Its good that is starts and runs with your foot on the gas. That tells me several things are good: spark, compression, Gas on start, fuel pump, and the initial start function on the injection pump. I suspect the fuel is not rich enough once the cold start solenoid turns off, and the cold start solenoid is working to start the motor. It stays on for a few seconds. Its on the far side on the intake manifold with a wire and a metal tube going to it.
So, the next step is why does it start but then need more gas? There is heated coolant piped to the warmup valve on top of the IP (injection pump) It is the metal cylinder with two hose connections and two pipes going in parallel to it. My guess is the thermo expansion bulb inside that cylinder is stuck in the hot motor position: extended. As it heats up, a copper ampule pushes a metal pin out of a rubber chamber, which pushes a lever in the ip that reduces the extra gas needed for the cold motor. When cold that ampule retracts the pin to enrich the fuel mixture. You may be familiar with a carburetor choke enriching the fuel mixture by reducing the air. Fuel injection enriches the mixture by increasing the gas. On cold start the manifold gets a spray of gas from the electric start valve and the thermo valve should be retracted causing the ip to give extra gas while the motor warms up. As the motor warms the ampule pushes the pin out, gradually decreasing the extra gas needed by the cold motor. Pretty slick?
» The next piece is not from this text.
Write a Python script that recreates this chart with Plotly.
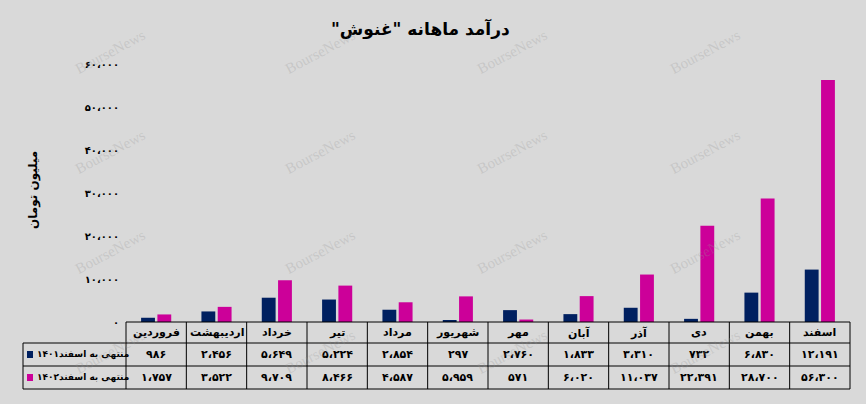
import plotly.graph_objects as go

# ---------------- data ----------------
months = ["فروردین", "اردیبهشت", "خرداد", "تیر", "مرداد", "شهریور",
          "مهر", "آبان", "آذر", "دی", "بهمن", "اسفند"]
rev_1401 = [986, 2456, 5649, 5224, 2854, 297, 2760, 1833, 3310, 732, 6830, 12191]
rev_1402 = [1757, 3522, 9709, 8466, 4587, 5959, 571, 6020, 11037, 22391, 28700, 56300]
series_names = ["منتهی به اسفند۱۴۰۱", "منتهی به اسفند۱۴۰۲"]
y_tick_values = [0, 10000, 20000, 30000, 40000, 50000, 60000]
chart_title = 'درآمد ماهانه "غنوش"\u200f'
y_title = "میلیون تومان"
watermark = "BourseNews"

# ---------------- helpers ----------------
FA = "۰۱۲۳۴۵۶۷۸۹"


def fa(n):
    s = f"{n:,}"
    return "".join(FA[int(c)] if c.isdigit() else ("،" if c == "," else c) for c in s)


W, H = 866, 404


def fx(px):
    return px / W


def fy(py):
    return (H - py) / H


colors = ["#002060", "#CC0099"]
bg = "#D9D9D9"
font_fam = "DejaVu Sans"

plot_left, plot_right = 126, 850
plot_top, plot_bottom = 64, 322

fig = go.Figure()
for name, vals, col in zip(series_names, [rev_1401, rev_1402], colors):
    fig.add_trace(go.Bar(x=months, y=vals, name=name, marker=dict(color=col, line=dict(width=0)),
                         showlegend=False))

fig.update_layout(
    width=W, height=H,
    margin=dict(l=0, r=0, t=0, b=0),
    paper_bgcolor=bg, plot_bgcolor=bg,
    barmode="group", bargap=0.46, bargroupgap=0.15,
    xaxis=dict(domain=[fx(plot_left), fx(plot_right)], range=[-0.5, len(months) - 0.5],
               showticklabels=False, showgrid=False, zeroline=False, showline=False,
               fixedrange=True),
    yaxis=dict(domain=[fy(plot_bottom), fy(plot_top)], range=[0, 60000],
               tickvals=y_tick_values, ticktext=["<b>" + fa(v) + "</b>" for v in y_tick_values],
               tickfont=dict(family=font_fam, size=10, color="black"),
               showgrid=False, zeroline=False, showline=False, ticks="",
               ticklabelstandoff=6, automargin=False),
    font=dict(family=font_fam, color="black"),
)

shapes = []
annotations = []


def note(text, px, py, size, family=font_fam, color="black", angle=0, xanchor="center"):
    annotations.append(dict(text=text, x=fx(px), y=fy(py), xref="paper", yref="paper",
                            xanchor=xanchor, yanchor="middle", textangle=angle, showarrow=False,
                            font=dict(size=size, family=family, color=color)))


# title
note("<b>" + chart_title + "</b>", 420, 29, 17)
# y title
note("<b>" + y_title + "</b>", 33, 190, 12, angle=-90)

# data table
n = len(months)
cw = (plot_right - plot_left) / n
row_edges = [322, 343, 366, 389]
label_left = 23
line = dict(color="black", width=1)
shapes.append(dict(type="line", xref="paper", yref="paper", x0=fx(plot_left), x1=fx(plot_right),
                   y0=fy(row_edges[0]), y1=fy(row_edges[0]), line=line))
for ry in row_edges[1:]:
    shapes.append(dict(type="line", xref="paper", yref="paper", x0=fx(label_left), x1=fx(plot_right),
                       y0=fy(ry), y1=fy(ry), line=line))
shapes.append(dict(type="line", xref="paper", yref="paper", x0=fx(label_left), x1=fx(label_left),
                   y0=fy(row_edges[1]), y1=fy(row_edges[3]), line=line))
for k in range(n + 1):
    xx = fx(plot_left + k * cw)
    shapes.append(dict(type="line", xref="paper", yref="paper", x0=xx, x1=xx,
                       y0=fy(row_edges[0]), y1=fy(row_edges[3]), line=line))

for i, m in enumerate(months):
    cx = plot_left + (i + 0.5) * cw
    note("<b>" + m + "</b>", cx, (row_edges[0] + row_edges[1]) / 2, 11)
    for r, vals in enumerate([rev_1401, rev_1402]):
        note("<b>" + fa(vals[i]) + "</b>", cx, (row_edges[r + 1] + row_edges[r + 2]) / 2, 11)

for r, (name, col) in enumerate(zip(series_names, colors)):
    cy = (row_edges[r + 1] + row_edges[r + 2]) / 2
    shapes.append(dict(type="rect", xref="paper", yref="paper", x0=fx(27), x1=fx(33),
                       y0=fy(cy + 3.5), y1=fy(cy - 3.5), fillcolor=col, line=dict(width=0)))
    note("<b>" + name + "</b>", 35, cy, 9, xanchor="left")

# watermarks
for wx in [110, 320, 512, 705]:
    for wy in [52, 152, 252, 352]:
        note(watermark, wx, wy, 15, family="Liberation Serif", color="rgba(150,150,150,0.28)", angle=-28)

fig.update_layout(shapes=shapes, annotations=annotations)
fig.write_html("out.html", config={"displayModeBar": False},
               post_script="document.body.style.margin='0';document.body.style.background='#D9D9D9';")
It doesn't take too long for the motor to warm up to where it doesn't need the extra gas. Just a few minutes and the coolant starts warming up. First thing I would try is keeping it running until the motor temp is up. You can do that on the motor with the linkage and feel the heat warming that cylinder on the ip with your hand. It warms up pretty fast. It warms up to due to the coolant flowing through the two connections on it. One supplies coolant, the other feeds the coolant back to the motor.
If after warmed up the motor is ball park idling, you found the problem. You need to carefully remove the two flat head screws connecting the cylinder to the ip. Don't let it get too hot, the coolant will get pressurized and you'll have to wait for the cool down. Some warm coolant will be lost, not much. The copper ampule is inside the cylinder and available on line or the dealer. When replacing it make sure the cylinder is aligned up and down with equal tightening of the two screws. And get a good seal. the seal requires the screws to be pretty snug and they probabably have been xposed to the eliments for a long time. I think I had to use vice grips on a big screw driver to get mine out at about 100K miles on mine. It doesn't take that much tightening to to reseal.
There is much help in the W113 forums on calibrating, correctly adjusting, the throttle linkage. Hopefully it is just the ampule, they don't last for ever and they usually fail in the extended position (not retracted to give extra fuel).